Getting a high-powered teacher from a high-powered private school to admit that in front of a room filled with peers and colleagues from competitor schools is counter-productive.  It’s why all of my successful discussions about Design Thinking have happened one-on-one with a teacher who trusts me.  It’s why I’ve never gotten far with groups of teachers, or teachers one-on-one who have a trust issue.  It’s why it’s so important that I fix my own errors as a teacher… so that my colleagues see me going through this same design process that I’m pushing at them.

But then there’s that ugly, ugly problem… it’s really hard to find your own design flaws without feedback.  You need someone that YOU trust, to go over the design of a given lesson with you, find the faults and flaws, identify the areas for improvement, and figure out how to fix them together.  It’s EXACTLY what a mentor should do, and it’s exactly this reason why so many mentorship programs at so many schools run into problems — because the evaluation of the classroom teacher is often being done in a hierarchical pattern, rather than by a colleague interested in providing useful, collegial critique that leads to a better program.

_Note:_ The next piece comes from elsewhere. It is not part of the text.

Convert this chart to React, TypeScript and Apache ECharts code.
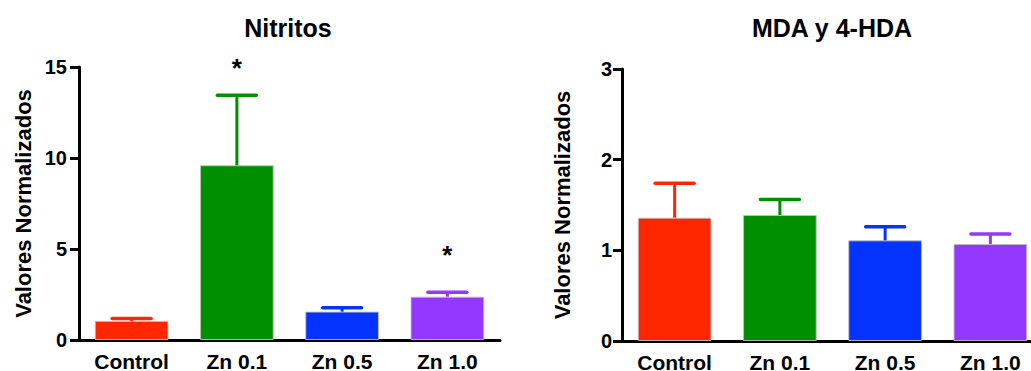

There were so many things wrong with today’s program, from my point of view, that I’m curious if anyone will LET it happen again.  At the same time, I think the attendees, and my colleagues, got a lot out of the day, and so it’s easy to see a lot of things RIGHT with the day.  How do we muck with the program of the day just enough so that more people want to attend, and recommend it?  How do we revise the day to provide a greater range of experiences?  How do we make the humanities folks feel like this is for them, while not alienating the math/science folks?

These are always serious design questions, and the next step is to get some feedback from participants, and colleagues, about how the day went.

Tomorrow, the students tackle the Marshmallow and Spaghetti Problem (Students: don’t watch this! Yet!).